- Court: 9th Circuit Court of Appeals Archives
- Area(s) of Law: Environmental Law
- Date Filed: 10-12-2011
- Case #: No. 10-35784
- Judge(s)/Court Below: Circuit Judge Fisher for the Court; Circuit Judges Gould and Paez
- Full Text Opinion
The United States Forest Service (USFS) submitted an environmental impact statement revising the permitted use of motorized vehicles in the Lewis and Clark National Forest, including the Middle Fork Judith Wilderness Study Area. Nine groups interested in motorized recreation claimed the revised plan violates the Montana Wilderness Study Act of 1977 (Study Act) and the National Environmental Policy Act (NEPA). The district court granted the recreation groups summary judgment. On the NEPA claim the district court concluded the USFS adopted a plan “outside the range of alternatives” considered in the draft.

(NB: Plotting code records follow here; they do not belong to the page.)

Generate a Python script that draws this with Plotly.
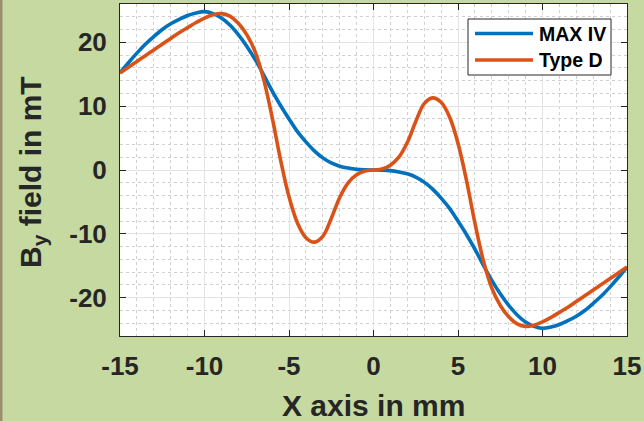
import plotly.graph_objects as go

# Transverse position along the magnet (mm)
x_mm = [-15, -14.5, -14, -13.5, -13, -12.5, -12, -11.5, -11, -10.5, -10,
        -9.5, -9, -8.5, -8, -7.5, -7, -6.5, -6, -5.5, -5,
        -4.5, -4, -3.5, -3, -2.5, -2, -1.5, -1, -0.5, 0,
        0.5, 1, 1.5, 2, 2.5, 3, 3.5, 4, 4.5, 5,
        5.5, 6, 6.5, 7, 7.5, 8, 8.5, 9, 9.5, 10,
        10.5, 11, 11.5, 12, 12.5, 13, 13.5, 14, 14.5, 15]

# Vertical field profile, MAX IV design (mT)
by_max_iv = [15.2, 16.8, 18.3, 19.7, 20.9, 22.0, 22.9, 23.6, 24.2, 24.6, 24.8,
             24.5, 23.8, 22.7, 21.2, 19.4, 17.3, 14.9, 12.4, 10.1, 8.0,
             6.0, 4.4, 3.0, 1.9, 1.1, 0.6, 0.3, 0.1, 0.02, 0.0,
             -0.02, -0.1, -0.3, -0.6, -1.1, -1.9, -3.0, -4.4, -6.0, -8.0,
             -10.1, -12.4, -14.9, -17.3, -19.4, -21.2, -22.7, -23.8, -24.5, -24.8,
             -24.6, -24.2, -23.6, -22.9, -22.0, -20.9, -19.7, -18.3, -16.8, -15.2]

# Vertical field profile, Type D design (mT)
by_type_d = [15.2, 16.1, 17.0, 17.9, 18.8, 19.7, 20.6, 21.5, 22.3, 23.1, 23.8,
             24.3, 24.5, 24.1, 23.0, 21.2, 18.5, 14.2, 8.3, 1.6, -4.2,
             -8.3, -10.6, -11.3, -10.4, -7.6, -4.3, -2.0, -0.75, -0.15, 0.0,
             0.15, 0.75, 2.0, 4.3, 7.6, 10.4, 11.3, 10.6, 8.3, 4.2,
             -1.6, -8.3, -14.2, -18.5, -21.2, -23.0, -24.1, -24.5, -24.3, -23.8,
             -23.1, -22.3, -21.5, -20.6, -19.7, -18.8, -17.9, -17.0, -16.1, -15.2]

series_names = ["MAX IV", "Type D"]
series_colors = ["#0072BD", "#D95319"]
x_ticks = [-15, -10, -5, 0, 5, 10, 15]
x_tick_text = ["-15", "-10", "-5", "0", "5", "10", "15"]
y_ticks = [-20, -10, 0, 10, 20]
y_tick_text = ["-20", "-10", "0", "10", "20"]

W, H = 644, 421
M_L, M_R, M_T, M_B = 120, 17, 4, 85
PLOT_W = W - M_L - M_R
PLOT_H = H - M_T - M_B
FONT = "Liberation Sans, Arial, sans-serif"
INK = "#262626"
BG = "#c5d9a0"


def px_x(p):
    """Pixel column -> paper x."""
    return (p - M_L) / PLOT_W


def px_y(p):
    """Pixel row -> paper y."""
    return (H - M_B - p) / PLOT_H


fig = go.Figure()
for name, ys, col in zip(series_names, [by_max_iv, by_type_d], series_colors):
    fig.add_trace(go.Scatter(
        x=x_mm, y=ys, mode="lines", name=name,
        line=dict(color=col, width=3.6, shape="spline", smoothing=1.0),
        showlegend=False,
    ))

axis_common = dict(
    showline=True, linecolor=INK, linewidth=1, mirror="ticks",
    ticks="inside", ticklen=6, tickcolor=INK, tickwidth=1,
    showgrid=True, gridcolor="#e3e3e3", gridwidth=1,
    zeroline=False,
    tickfont=dict(family=FONT, size=26, color=INK, weight="bold"),
)

fig.update_xaxes(
    range=[-15, 15], tickvals=x_ticks, ticktext=x_tick_text, ticklabelstandoff=7,
    minor=dict(dtick=1, tick0=0, showgrid=True, gridcolor="#d0d0d0",
               griddash="dot", gridwidth=1, ticks=""),
    **axis_common,
)
fig.update_yaxes(
    range=[-26, 26], tickvals=y_ticks, ticktext=y_tick_text, ticklabelstandoff=7,
    minor=dict(dtick=2, tick0=0, showgrid=True, gridcolor="#d0d0d0",
               griddash="dot", gridwidth=1, ticks=""),
    **axis_common,
)

shapes = []
annotations = []

# Legend box drawn by hand so the line samples have the long MATLAB look
shapes.append(dict(type="rect", xref="paper", yref="paper",
                   x0=px_x(468), x1=px_x(611), y0=px_y(75), y1=px_y(19),
                   line=dict(color=INK, width=1), fillcolor="white", layer="above"))
for i, (name, col) in enumerate(zip(series_names, series_colors)):
    row = 33.5 + i * 26.5
    shapes.append(dict(type="line", xref="paper", yref="paper",
                       x0=px_x(475), x1=px_x(533), y0=px_y(row), y1=px_y(row),
                       line=dict(color=col, width=3.6), layer="above"))
    annotations.append(dict(
        text=name, xref="paper", yref="paper", x=px_x(537), y=px_y(row),
        xanchor="left", yanchor="middle", showarrow=False,
        font=dict(family=FONT, size=19.5, color="black", weight="bold"),
    ))

# Axis titles
annotations.append(dict(
    text="X axis in mm", xref="paper", yref="paper",
    x=0.5, y=px_y(405), xanchor="center", yanchor="middle", showarrow=False,
    font=dict(family=FONT, size=30, color=INK, weight="bold"),
))
annotations.append(dict(
    text="B<sub>y</sub> field in mT", xref="paper", yref="paper",
    x=px_x(32), y=px_y(172), xanchor="center", yanchor="middle",
    textangle=-90, showarrow=False,
    font=dict(family=FONT, size=30, color=INK, weight="bold"),
))

# Dark strip along the left border
shapes.append(dict(type="rect", xref="paper", yref="paper",
                   x0=px_x(0), x1=px_x(2.5), y0=px_y(H), y1=px_y(0),
                   line=dict(width=0), fillcolor="#9c8f70", layer="below"))

fig.update_layout(
    width=W, height=H,
    margin=dict(l=M_L, r=M_R, t=M_T, b=M_B),
    paper_bgcolor=BG, plot_bgcolor="white",
    shapes=shapes, annotations=annotations,
    showlegend=False,
)

fig.write_html("out.html")
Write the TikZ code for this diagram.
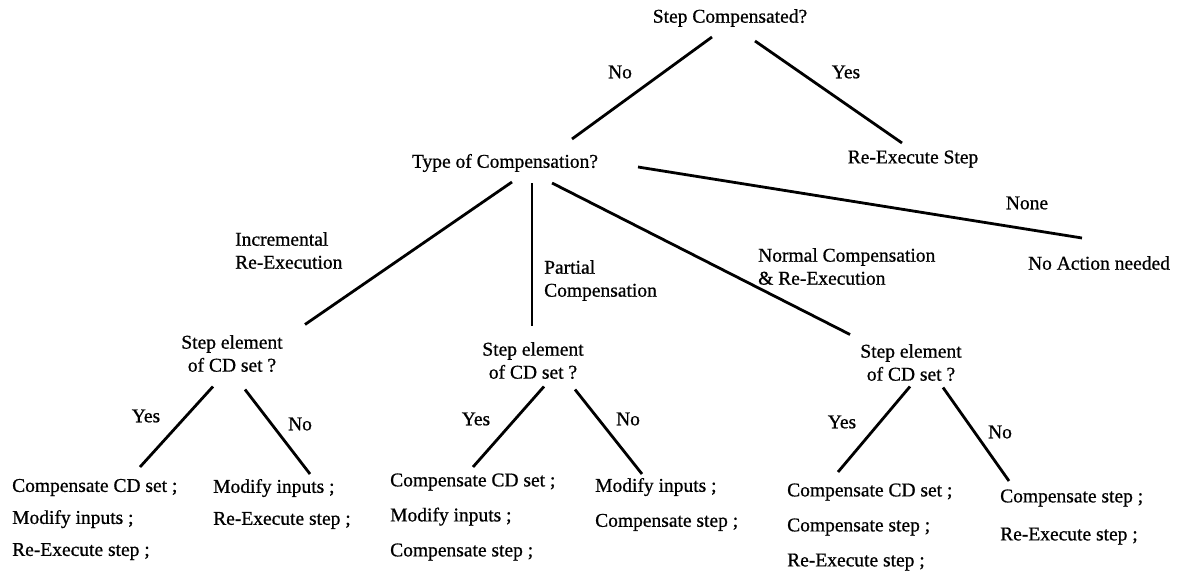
\documentclass[tikz,border=0pt]{standalone}
\usepackage{fontspec}
\setmainfont{Liberation Serif}[FakeBold=0.8]
\usepackage{tikz}

\tikzset{
  txt/.style={inner sep=0pt, align=center},
  lbl/.style={inner sep=0pt, align=left, anchor=west},
  leaf/.style={inner sep=0pt, align=left, anchor=west, font=\fontsize{19.5}{#1}\selectfont},
  leaf/.default=32,
  branch/.style={line width=2.8pt}
}

\begin{document}
\begin{tikzpicture}[x=1pt, y=-1pt, font=\fontsize{19.5}{23}\selectfont]
    \useasboundingbox (0,0) rectangle (1177,578);

    \node[txt] (root) at (730,18) {Step Compensated?};
    \node[txt] (no0) at (620,72) {No};
    \node[txt] (yes0) at (846,72) {Yes};
    \node[txt] (type) at (505,163) {Type of Compensation?};
    \node[txt] (reexec) at (913,159) {Re-Execute Step};
    \node[txt] (none) at (1027,203) {None};
    \node[txt] (noact) at (1099,263) {No Action needed};

    \node[lbl] (incr) at (235,250.5) {Incremental\\Re-Execution};
    \node[lbl] (part) at (544,280.5) {Partial\\Compensation};
    \node[lbl] (norm) at (758,266.5) {Normal Compensation\\\& Re-Execution};

    \node[txt] (sub1) at (232,353.5) {Step element\\of CD set ?};
    \node[txt] (sub2) at (533,360.5) {Step element\\of CD set ?};
    \node[txt] (sub3) at (911,362.5) {Step element\\of CD set ?};

    \node[txt] (yes1) at (146,416) {Yes};
    \node[txt] (no1) at (300,424) {No};
    \node[txt] (yes2) at (476,419) {Yes};
    \node[txt] (no2) at (628,419) {No};
    \node[txt] (yes3) at (842,422) {Yes};
    \node[txt] (no3) at (1000,432) {No};

    \node[leaf] (leaf1) at (12,519.5) {Compensate CD set ;\\Modify inputs ;\\Re-Execute step ;};
    \node[leaf] (leaf2) at (213,504) {Modify inputs ;\\Re-Execute step ;};
    \node[leaf=35] (leaf3) at (390,517) {Compensate CD set ;\\Modify inputs ;\\Compensate step ;};
    \node[leaf=35] (leaf4) at (595,504.5) {Modify inputs ;\\Compensate step ;};
    \node[leaf=35] (leaf5) at (787,527) {Compensate CD set ;\\Compensate step ;\\Re-Execute step ;};
    \node[leaf=38] (leaf6) at (1000,517) {Compensate step ;\\Re-Execute step ;};

    \draw[branch] ([shift={(-18,19)}]root.center) -- ([shift={(67,-24)}]type.center);
    \draw[branch] ([shift={(25,23)}]root.center) -- ([shift={(-11,-16)}]reexec.center);

    \draw[branch] ([shift={(7,19)}]type.center) -- ([shift={(73,-29)}]sub1.center);
    \draw[branch] ([shift={(27,20)}]type.center) -- ([shift={(-1,-35)}]sub2.center);
    \draw[branch] ([shift={(47,20)}]type.center) -- ([shift={(-61,-28)}]sub3.center);
    \draw[branch] ([shift={(133,4)}]type.center) -- ([shift={(-17,-25)}]noact.center);

    \draw[branch] ([shift={(-19,33)}]sub1.center) -- ([shift={(128,-52.5)}]leaf1.west);
    \draw[branch] ([shift={(13,36)}]sub1.center) -- ([shift={(97,-30)}]leaf2.west);
    \draw[branch] ([shift={(11,26)}]sub2.center) -- ([shift={(83,-50)}]leaf3.west);
    \draw[branch] ([shift={(42,29)}]sub2.center) -- ([shift={(47,-30.5)}]leaf4.west);
    \draw[branch] ([shift={(-1,24)}]sub3.center) -- ([shift={(51,-55)}]leaf5.west);
    \draw[branch] ([shift={(32,25)}]sub3.center) -- ([shift={(9,-36)}]leaf6.west);
\end{tikzpicture}
\end{document}
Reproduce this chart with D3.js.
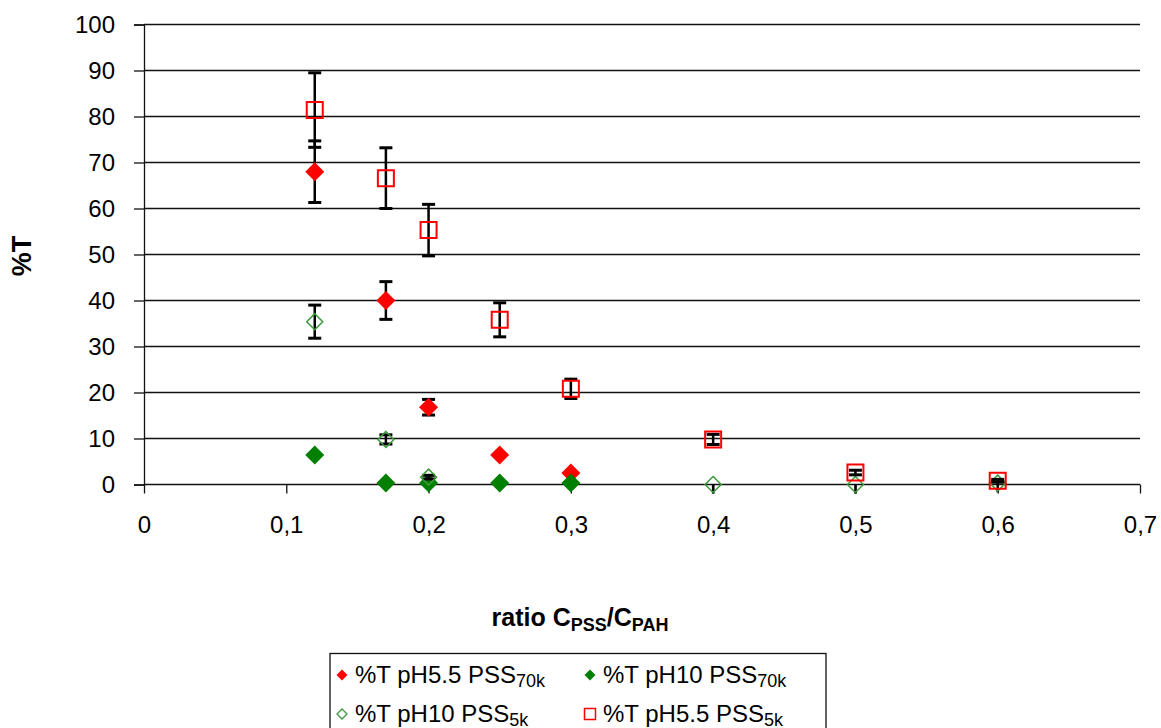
<!DOCTYPE html>
<html><head><meta charset="utf-8">
<script src="https://cdn.jsdelivr.net/npm/d3@7"></script>
<style>body{margin:0;background:#fff}svg{display:block}text{font-family:"Liberation Sans",Arial,sans-serif}</style>
</head><body>
<svg id="c" width="1161" height="728"></svg>
<script>
// ---- data ----
const xTicks = [0, 0.1, 0.2, 0.3, 0.4, 0.5, 0.6, 0.7];
const xTickLabels = ["0", "0,1", "0,2", "0,3", "0,4", "0,5", "0,6", "0,7"];
const yTicks = [0, 10, 20, 30, 40, 50, 60, 70, 80, 90, 100];

const s1Name = ["%T pH5.5 PSS", "70k"];
const s1X = [0.12, 0.17, 0.2, 0.25, 0.3];
const s1Y = [68, 40, 16.8, 6.4, 2.5];
const s1ErrUp = [6.7, 4.1, 1.7, 0, 0];
const s1ErrDn = [6.7, 4.1, 1.7, 0, 0];

const s2Name = ["%T pH10 PSS", "70k"];
const s2X = [0.12, 0.17, 0.2, 0.25, 0.3];
const s2Y = [6.4, 0.3, 0.3, 0.3, 0.3];
const s2ErrUp = [0, 0, 0, 0, 0];
const s2ErrDn = [0, 0, 0, 0, 0];

const s3Name = ["%T pH10 PSS", "5k"];
const s3X = [0.12, 0.17, 0.2, 0.4, 0.5, 0.6];
const s3Y = [35.4, 9.8, 1.6, 0, 0, 0.3];
const s3ErrUp = [3.6, 1, 0.4, 0, 0, 0];
const s3ErrDn = [3.6, 1, 0.4, 2, 2, 2];

const s4Name = ["%T pH5.5 PSS", "5k"];
const s4X = [0.12, 0.17, 0.2, 0.25, 0.3, 0.4, 0.5, 0.6];
const s4Y = [81.4, 66.6, 55.3, 35.8, 20.8, 9.8, 2.6, 0.8];
const s4ErrUp = [8.1, 6.6, 5.6, 3.7, 2.1, 1.1, 0.5, 0.3];
const s4ErrDn = [8.1, 6.6, 5.6, 3.7, 2.1, 1.1, 0.5, 0.3];

// ---- layout ----
const svg = d3.select("#c");
const L = 144, R = 1140, T = 24.5, B = 484.5;
const x = d3.scaleLinear().domain([0, 0.7]).range([L, R]);
const y = d3.scaleLinear().domain([0, 100]).range([B, T]);
const FF = '"Liberation Sans",Arial,sans-serif';

// gridlines
svg.append("g").selectAll("line").data(yTicks.filter(d => d > 0)).join("line")
  .attr("x1", L).attr("x2", R).attr("y1", d => y(d)).attr("y2", d => y(d))
  .attr("stroke", "#111").attr("stroke-width", 1.3);

// y axis
const yAx = svg.append("g").attr("transform", `translate(${L},0)`)
  .call(d3.axisLeft(y).tickValues(yTicks).tickSize(10).tickPadding(19).tickFormat(d3.format("d")));
yAx.select(".domain").attr("stroke", "#111").attr("stroke-width", 1.3);
yAx.selectAll(".tick line").attr("stroke", "#111").attr("stroke-width", 1.3);
yAx.selectAll("text").attr("font-size", 24).attr("fill", "#000").style("font-family", FF);

// x axis
const xAx = svg.append("g").attr("transform", `translate(0,${B})`)
  .call(d3.axisBottom(x).tickValues(xTicks).tickSize(9).tickPadding(22)
    .tickFormat((d, i) => xTickLabels[i]));
xAx.select(".domain").attr("stroke", "#111").attr("stroke-width", 1.3).attr("d", `M${L},0H${R}`);
xAx.selectAll(".tick line").attr("stroke", "#111").attr("stroke-width", 1.3);
xAx.selectAll("text").attr("font-size", 24).attr("fill", "#000").style("font-family", FF);

// axis titles
svg.append("text").attr("transform", "translate(31,256) rotate(-90)")
  .attr("text-anchor", "middle").attr("font-size", 27).attr("font-weight", "bold").text("%T");

const xt = svg.append("text").attr("x", 580).attr("y", 626).attr("text-anchor", "middle")
  .attr("font-size", 25).attr("font-weight", "bold");
xt.append("tspan").text("ratio C");
xt.append("tspan").attr("font-size", 18).attr("dy", 5).text("PSS");
xt.append("tspan").attr("dy", -5).text("/C");
xt.append("tspan").attr("font-size", 18).attr("dy", 5).text("PAH");

// ---- series drawing ----
const diamond = (s) => `M0,${-s}L${s},0L0,${s}L${-s},0Z`;
const series = [
  {X: s1X, Y: s1Y, up: s1ErrUp, dn: s1ErrDn, shape: "diamond", size: 9.5, fill: "#ff0000", stroke: "none", sw: 0},
  {X: s2X, Y: s2Y, up: s2ErrUp, dn: s2ErrDn, shape: "diamond", size: 9.5, fill: "#007f00", stroke: "none", sw: 0},
  {X: s3X, Y: s3Y, up: s3ErrUp, dn: s3ErrDn, shape: "diamond", size: 8, fill: "none", stroke: "#3c9a3c", sw: 1.5},
  {X: s4X, Y: s4Y, up: s4ErrUp, dn: s4ErrDn, shape: "square", size: 8, fill: "none", stroke: "#ff0000", sw: 2}
];

series.forEach(s => {
  const pts = s.X.map((xv, i) => ({x: xv, y: s.Y[i], up: s.up[i], dn: s.dn[i]}));
  const g = svg.append("g");
  const eb = pts.filter(p => p.up > 0 || p.dn > 0);
  const eg = g.selectAll("g.eb").data(eb).join("g").attr("class", "eb");
  eg.append("line").attr("x1", p => x(p.x)).attr("x2", p => x(p.x))
    .attr("y1", p => y(p.y + p.up)).attr("y2", p => y(p.y - p.dn))
    .attr("stroke", "#000").attr("stroke-width", 2.5);
  eg.filter(p => p.up > 0).append("line")
    .attr("x1", p => x(p.x) - 6.5).attr("x2", p => x(p.x) + 6.5)
    .attr("y1", p => y(p.y + p.up)).attr("y2", p => y(p.y + p.up))
    .attr("stroke", "#000").attr("stroke-width", 3);
  eg.filter(p => p.dn > 0 && p.y - p.dn >= 0).append("line")
    .attr("x1", p => x(p.x) - 6.5).attr("x2", p => x(p.x) + 6.5)
    .attr("y1", p => y(p.y - p.dn)).attr("y2", p => y(p.y - p.dn))
    .attr("stroke", "#000").attr("stroke-width", 3);
  g.selectAll("path.m").data(pts).join("path").attr("class", "m")
    .attr("transform", p => `translate(${x(p.x)},${y(p.y)})`)
    .attr("d", s.shape === "diamond" ? diamond(s.size) :
      `M${-s.size},${-s.size}H${s.size}V${s.size}H${-s.size}Z`)
    .attr("fill", s.fill).attr("stroke", s.stroke).attr("stroke-width", s.sw);
});

// ---- legend ----
svg.append("rect").attr("x", 330).attr("y", 653.5).attr("width", 496).attr("height", 90)
  .attr("fill", "#fff").attr("stroke", "#111").attr("stroke-width", 1.3);
const legItems = [
  {name: s1Name, lx: 342, ly: 675, shape: "diamond", size: 5.5, fill: "#ff0000", stroke: "none", sw: 0},
  {name: s2Name, lx: 590, ly: 675, shape: "diamond", size: 5.5, fill: "#007f00", stroke: "none", sw: 0},
  {name: s3Name, lx: 342, ly: 714, shape: "diamond", size: 5, fill: "none", stroke: "#3c9a3c", sw: 1.3},
  {name: s4Name, lx: 590, ly: 714, shape: "square", size: 5.5, fill: "none", stroke: "#ff0000", sw: 1.5}
];
legItems.forEach(it => {
  svg.append("path").attr("transform", `translate(${it.lx},${it.ly})`)
    .attr("d", it.shape === "diamond" ? diamond(it.size) :
      `M${-it.size},${-it.size}H${it.size}V${it.size}H${-it.size}Z`)
    .attr("fill", it.fill).attr("stroke", it.stroke).attr("stroke-width", it.sw);
  const t = svg.append("text").attr("x", it.lx + 13).attr("y", it.ly + 8).attr("font-size", 24);
  t.append("tspan").text(it.name[0]);
  t.append("tspan").attr("font-size", 18).attr("dy", 4).text(it.name[1]);
});
</script>
</body></html>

On the Study Act claim the district court concluded that the Act prohibits USFS from enhancing the wilderness character in addition to prohibiting the degradation of the wilderness character. The Ninth Circuit disagreed with both the district court’s conclusions. The Court held that the district court relied on faulty data in reviewing the NEPA claim and the final decision did fall within the alternatives set forth in the draft environmental impact statement and did not contain any substantial changes. The Court also held the language in the Study Act did not prohibit enhancement of the wilderness area. The Court held the word “maintain” in the statute provided only a minimum standard, instead of both a minimum and a maximum standard that the district court applied. Accordingly the plan did not violate NEPA or the Study Act and the judgment of the district court is REVERSED.